九點半的時候,頭頂白熾燈的燈絲閃了一下,突然暗滅。
蘇景嚇得捂着頭「啊——」的尖叫一聲,半晌,死一般寧靜的資料庫里只迴蕩着她自己的聲音。
蘇景仍舊一手抱頭,用另一手慢慢的從口袋裏摸出手機,打開手電筒照明。
看着手機屏幕上顯示的時間,她才恍然想起,9點半是大樓切斷總電源的時間。除了備用電梯和緊急照明,其他地方的電路都會被切斷。
蘇景平常再怎么女漢子,也終究是個女人,一個人被關在這種陰森森伸手不見五指的地方,嚇都要嚇哭了。嘴裏念着「爸爸」「媽媽」「我不怕、我不怕」,越念越害怕,越念越帶了哭腔。
這個時候突然響起的手機鈴聲簡直不亞於午夜凶鈴。
蘇景「啊」了一聲,差點把手機扔出去。
看清來電號碼,她卻有種謎之慶幸。
慢慢的摸着屏幕解鎖,接通了,電話那端,男人倒是有一絲蹊蹺:「今天終於接了?」
「……」蘇景咬着唇,不知道說什麼,這個時候一個活人的聲音都可以給她最大的慰藉。
「怎麼了,傻了?」秦世錦繼續問。
蘇景抖抖索索的握着手機,盯着發光的屏幕上跳動的時間。
「喂,你該不會只是不小心碰到才接聽的吧?喂,餵?」
秦世錦「餵」了幾聲,眼看着就要失去耐心掛掉,蘇景趕忙對着電話里說:「誰叫『餵』了……」
秦世錦愣了一愣。
聽這聲音,確實是那女猴子的,只是,聲音有點變調,好像……帶着哭腔?
「喂,野猴子,你怎麼了?」
「你媽沒教過你啊,不是『餵』,就是『野猴子』,人家有名字的好不好?」
即使在極度恐懼的情況下,秦世錦這廝的聲音,永遠有讓她炸毛的潛力。
秦世錦不屑的笑了一聲:「那行,良家少女,告訴我,你剛才在哭什麼?」
蘇景本來想說「誰哭了」,可現在真不是她打腫臉充胖子的時候,於是斷斷續續把她被關在電視台資料庫的事告訴了秦世錦。
秦世錦聽完後想了一會兒:「哪個電視台?長江路那個?」
蘇景「嗯」了一聲。
他說:「那你等着啊。
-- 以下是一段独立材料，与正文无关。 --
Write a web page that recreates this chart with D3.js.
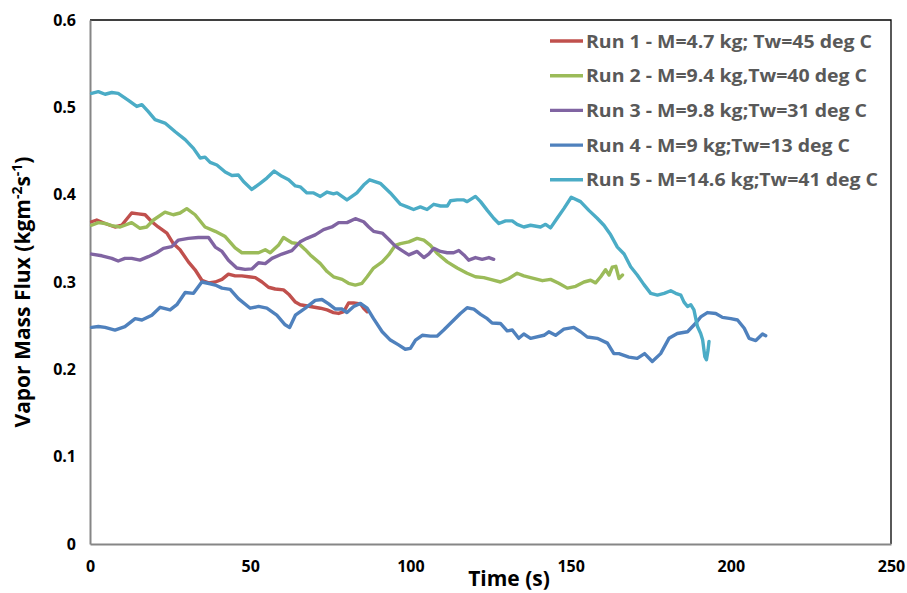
<!DOCTYPE html>
<html>
<head>
<meta charset="utf-8">
<script src="https://cdn.jsdelivr.net/npm/d3@7"></script>
<style>
  html, body { margin: 0; padding: 0; background: #fff; }
  svg { display: block; font-family: "Open Sans", "DejaVu Sans", sans-serif; }
</style>
</head>
<body>
<svg id="chart" width="907" height="593"></svg>
<script>
// ---- Data ----
const xTicks = [0, 50, 100, 150, 200, 250];
const yTicks = [0, 0.1, 0.2, 0.3, 0.4, 0.5, 0.6];
const yTickLabels = ["0", "0.1", "0.2", "0.3", "0.4", "0.5", "0.6"];

const seriesNames = [
  "Run 1 - M=4.7 kg; Tw=45 deg C",
  "Run 2 - M=9.4 kg,Tw=40 deg C",
  "Run 3 - M=9.8 kg;Tw=31 deg C",
  "Run 4 - M=9 kg;Tw=13 deg C",
  "Run 5 - M=14.6 kg;Tw=41 deg C"
];
const seriesColors = ["#C0504D", "#9BBB59", "#8064A2", "#4F81BD", "#4BACC6"];

const run1T = [0.5,2.1,4.7,7.8,9.9,13.0,15.1,17.2,19.3,21.3,24.0,26.0,28.1,30.7,32.8,34.9,37.0,39.1,41.2,43.2,45.3,47.4,49.5,51.6,53.7,55.7,57.8,60.4,62.0,64.1,65.6,68.75,71.9,74.0,76.0,77.6,79.2,80.7,82.3,84.4,85.4,86.5];
const run1V = [0.369,0.371,0.367,0.363,0.365,0.379,0.378,0.377,0.369,0.363,0.356,0.344,0.337,0.323,0.314,0.302,0.299,0.300,0.303,0.309,0.307,0.307,0.306,0.305,0.300,0.294,0.292,0.291,0.286,0.277,0.274,0.272,0.270,0.268,0.265,0.264,0.266,0.276,0.276,0.275,0.270,0.266];

const run2T = [0.5,2.6,4.7,6.8,9.4,13.0,15.6,17.7,19.8,23.4,26.0,28.1,30.2,32.8,35.9,39.1,42.2,45.3,47.4,50.5,52.6,54.7,56.25,58.8,60.4,63.0,65.1,67.2,68.75,71.9,74.0,76.0,78.7,80.7,82.8,84.9,86.5,88.5,91.2,93.2,95.3,96.9,99.5,102.1,104.2,106.25,108.3,111.5,114.6,117.7,120.3,122.9,125.0,128.1,130.7,133.3,135.4,137.5,141.2,143.75,146.3,149.0,151.6,154.2,156.25,157.8,159.4,160.9,162.0,163.0,164.1,165.1,166.2];
const run2V = [0.365,0.368,0.367,0.3645,0.363,0.368,0.3615,0.363,0.371,0.380,0.377,0.379,0.384,0.377,0.363,0.358,0.352,0.339,0.3335,0.3335,0.3335,0.337,0.3335,0.342,0.351,0.345,0.344,0.337,0.331,0.321,0.312,0.306,0.303,0.2985,0.2965,0.2985,0.306,0.316,0.323,0.331,0.342,0.344,0.346,0.350,0.348,0.342,0.333,0.323,0.316,0.310,0.306,0.305,0.303,0.300,0.304,0.310,0.307,0.305,0.3015,0.303,0.2985,0.293,0.295,0.300,0.302,0.299,0.306,0.314,0.308,0.317,0.318,0.304,0.308];

const run3T = [0.5,3.7,6.8,8.8,10.9,13.0,15.6,18.2,20.8,22.9,25.5,27.6,30.7,33.8,37.0,39.1,41.2,43.2,45.8,48.4,50.5,52.6,54.7,56.8,59.9,63.0,65.6,67.7,70.3,72.9,75.5,77.6,80.2,82.8,85.4,87.0,88.5,91.2,93.2,95.3,97.4,99.5,102.1,104.2,105.7,107.3,109.4,111.5,113.5,115.1,116.7,118.2,120.3,122.4,124.5,126.0];
const run3V = [0.332,0.330,0.327,0.324,0.327,0.327,0.325,0.329,0.3335,0.3385,0.3405,0.348,0.350,0.351,0.351,0.340,0.335,0.325,0.316,0.3145,0.315,0.322,0.321,0.327,0.332,0.336,0.346,0.350,0.354,0.360,0.363,0.368,0.368,0.3725,0.369,0.363,0.358,0.356,0.349,0.341,0.336,0.331,0.335,0.328,0.332,0.3385,0.335,0.3335,0.3335,0.336,0.331,0.325,0.328,0.326,0.328,0.326];

const run4T = [0.5,2.6,4.7,7.8,10.9,14.1,16.2,19.3,21.9,25.0,27.1,29.7,32.3,34.9,37.5,39.1,41.2,43.75,46.3,50.0,52.6,55.2,58.3,60.9,62.3,64.1,67.2,70.3,72.4,74.5,76.6,78.7,80.2,82.3,84.4,86.5,88.5,91.2,93.75,96.3,98.4,100.0,101.6,103.7,106.25,108.3,110.4,113.0,115.6,117.7,119.8,121.9,124.0,125.5,128.1,130.2,131.8,133.8,135.4,137.5,141.7,143.2,145.3,147.9,151.0,153.1,155.2,158.3,161.5,163.5,165.1,168.2,170.8,173.1,175.5,178.1,180.7,183.3,186.5,189.1,190.6,192.7,195.3,197.4,200.0,202.1,204.2,205.7,207.8,209.9,210.9];
const run4V = [0.248,0.249,0.248,0.245,0.249,0.258,0.2565,0.262,0.271,0.268,0.274,0.288,0.287,0.300,0.298,0.2965,0.293,0.2915,0.281,0.270,0.272,0.270,0.262,0.251,0.248,0.262,0.270,0.279,0.280,0.275,0.269,0.269,0.265,0.272,0.2755,0.270,0.258,0.243,0.2335,0.228,0.223,0.224,0.2335,0.239,0.238,0.238,0.245,0.2545,0.264,0.2705,0.269,0.263,0.258,0.253,0.2525,0.244,0.245,0.2355,0.2405,0.2355,0.239,0.243,0.239,0.246,0.248,0.243,0.237,0.2355,0.230,0.218,0.218,0.214,0.2125,0.218,0.209,0.218,0.2355,0.241,0.243,0.253,0.260,0.265,0.264,0.2595,0.258,0.2565,0.247,0.2355,0.233,0.2405,0.2385];

const run5T = [0.5,2.6,4.7,6.8,8.8,12.0,14.6,16.2,18.2,20.3,23.4,26.6,29.7,32.3,34.4,35.9,37.5,39.6,42.2,44.3,46.3,47.9,50.5,53.1,55.2,57.5,59.9,62.0,64.1,65.6,67.7,69.8,71.9,74.0,76.0,77.1,80.2,83.3,85.4,87.3,90.6,93.75,96.9,99.0,101.0,103.1,105.2,107.3,109.4,111.5,112.5,114.6,116.7,117.7,120.3,121.9,124.0,126.0,127.6,129.7,131.8,133.3,135.4,137.5,140.6,142.2,143.75,145.8,147.9,150.2,153.1,155.7,158.3,160.4,162.5,164.6,166.7,168.75,170.8,172.9,175.0,177.1,179.2,181.25,182.8,184.4,185.4,186.5,187.5,188.5,189.6,190.6,191.2,191.9,192.4,192.9,193.2];
const run5V = [0.516,0.518,0.515,0.517,0.516,0.508,0.501,0.503,0.495,0.486,0.482,0.472,0.463,0.453,0.442,0.443,0.437,0.434,0.426,0.422,0.4225,0.415,0.406,0.413,0.419,0.427,0.421,0.417,0.410,0.409,0.402,0.402,0.398,0.403,0.401,0.402,0.394,0.402,0.411,0.417,0.413,0.402,0.389,0.386,0.383,0.386,0.383,0.389,0.387,0.387,0.393,0.394,0.394,0.392,0.398,0.392,0.382,0.373,0.367,0.370,0.370,0.366,0.363,0.365,0.363,0.366,0.362,0.373,0.384,0.397,0.392,0.382,0.373,0.365,0.354,0.340,0.332,0.3175,0.308,0.297,0.287,0.285,0.287,0.290,0.287,0.285,0.277,0.272,0.274,0.268,0.249,0.241,0.234,0.2145,0.211,0.222,0.232];

const seriesT = [run1T, run2T, run3T, run4T, run5T];
const seriesV = [run1V, run2V, run3V, run4V, run5V];
const legendTextWidths = [286, 281, 281, 264, 292];

// ---- Layout ----
const plot = { left: 90, right: 891, top: 20, bottom: 544 };
const svg = d3.select("#chart");

const x = d3.scaleLinear().domain([0, 250]).range([plot.left, plot.right]);
const y = d3.scaleLinear().domain([0, 0.6]).range([plot.bottom, plot.top]);

// plot area border (top/right dark)
svg.append("path")
  .attr("d", `M${plot.left},${plot.top}H${plot.right}V${plot.bottom}`)
  .attr("fill", "none").attr("stroke", "#000").attr("stroke-width", 1.3);

// axes
const xAxis = d3.axisBottom(x).tickValues(xTicks).tickSize(0).tickPadding(17).tickFormat(d3.format("d"));
const gx = svg.append("g").attr("transform", `translate(0,${plot.bottom})`).call(xAxis);
gx.select(".domain").attr("stroke", "#868686").attr("stroke-width", 2);
gx.selectAll("text").attr("font-size", 16).attr("font-weight", "bold").attr("fill", "#000")
  .attr("font-family", "'Open Sans', sans-serif");

const yAxis = d3.axisLeft(y).tickValues(yTicks).tickSize(0).tickPadding(14)
  .tickFormat((d, i) => yTickLabels[i]);
const gy = svg.append("g").attr("transform", `translate(${plot.left},0)`).call(yAxis);
gy.select(".domain").attr("stroke", "#868686").attr("stroke-width", 2);
gy.selectAll("text").attr("font-size", 16).attr("font-weight", "bold").attr("fill", "#000")
  .attr("font-family", "'Open Sans', sans-serif");

// lines
const line = d3.line().x(d => x(d[0])).y(d => y(d[1]));
seriesT.forEach((ts, i) => {
  const pts = ts.map((t, j) => [t, seriesV[i][j]]);
  svg.append("path").datum(pts)
    .attr("d", line)
    .attr("fill", "none")
    .attr("stroke", seriesColors[i])
    .attr("stroke-width", 3.4)
    .attr("stroke-linejoin", "round")
    .attr("stroke-linecap", "round");
});

// axis titles
svg.append("text")
  .attr("x", 509).attr("y", 586)
  .attr("text-anchor", "middle")
  .attr("font-size", 21).attr("font-weight", "bold").attr("fill", "#000")
  .text("Time (s)");

const yt = svg.append("text")
  .attr("transform", "translate(30,292) rotate(-90)")
  .attr("text-anchor", "middle")
  .attr("font-size", 21).attr("font-weight", "bold").attr("fill", "#000");
yt.append("tspan").text("Vapor Mass Flux (kgm");
yt.append("tspan").attr("dy", -8).attr("font-size", 14).text("-2");
yt.append("tspan").attr("dy", 8).text("s");
yt.append("tspan").attr("dy", -8).attr("font-size", 14).text("-1");
yt.append("tspan").attr("dy", 8).text(")");

// legend
const legendY0 = 41, legendStep = 34.7;
const lg = svg.append("g");
seriesNames.forEach((name, i) => {
  const cy = legendY0 + i * legendStep;
  lg.append("line")
    .attr("x1", 550).attr("x2", 583).attr("y1", cy).attr("y2", cy)
    .attr("stroke", seriesColors[i]).attr("stroke-width", 3.4);
  lg.append("text")
    .attr("x", 586).attr("y", cy + 6.5)
    .attr("font-size", 18).attr("font-weight", "bold").attr("fill", "#595959")
    .attr("textLength", legendTextWidths[i])
    .attr("lengthAdjust", "spacingAndGlyphs")
    .text(name);
});
</script>
</body>
</html>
」就掛了電話。
蘇景想叫句「等等」都來不及。
空曠,黑暗的空間,一靜下來,就讓人從心底磣得慌。
聽秦世錦口氣,似乎要過來,不然他幹嘛問地址?可蘇景又不太肯定,畢竟那是個只用下半身思考的雄性動物,說不定半途中哪個美女一通電話,他就臨時改道了。
蘇景腦子中根深蒂固的,是以前秦世錦開着寶馬七囂張至極的停在她們宿舍樓下等張瑤的情景,還有那次在官邸包廂,他讓那個日本妹坐自己腿上的畫面。
想着想着,手機又響了,還是秦世錦打來的。
他說:「我忘了問,長江路走哪條路近啊?我現在在世紀花園。」
蘇景翻了個白眼,剛想罵他「白痴」,從手機背景音里,隱約聽到車上導航的語音。是啊,他那麼貴的車,肯定有導航啊,那他打電話來……
腦子缺根筋的蘇景這會兒也開竅了,他是怕自己一個人害怕,故意找話陪她聊天的。
於是耐心的把自己平常坐公交車的路線告訴他,兩個人又談天說地的,瞎扯了一些有的沒的。秦世錦還是那口氣,動不動就說她見識少,品味低,蘇景仿佛也習慣了他的奚落,偶爾毒舌一兩句,也能把男人氣得半晌不吭聲。
但他真的不吭聲了,害怕的還是蘇景,生怕他一個生氣就把電話掛了。這時候通話中的手機是她唯一的寄託。她覺得自己從來沒這麼好耐心過,心平氣和的陪一個直男癌重度患者聊了半天。
直到她背靠着的鐵門上傳來「哐哐」的拍打聲,男人的聲音同時從手機和空氣里一起傳來:「喂,野猴子,你在不在裏面?」
從走廊上傳來的他的聲音稍顯空洞,還帶着回音。
蘇景馬上從地上爬起來,但是坐得太久腿麻了,一個沒站穩「哎呦」一聲傳了出去。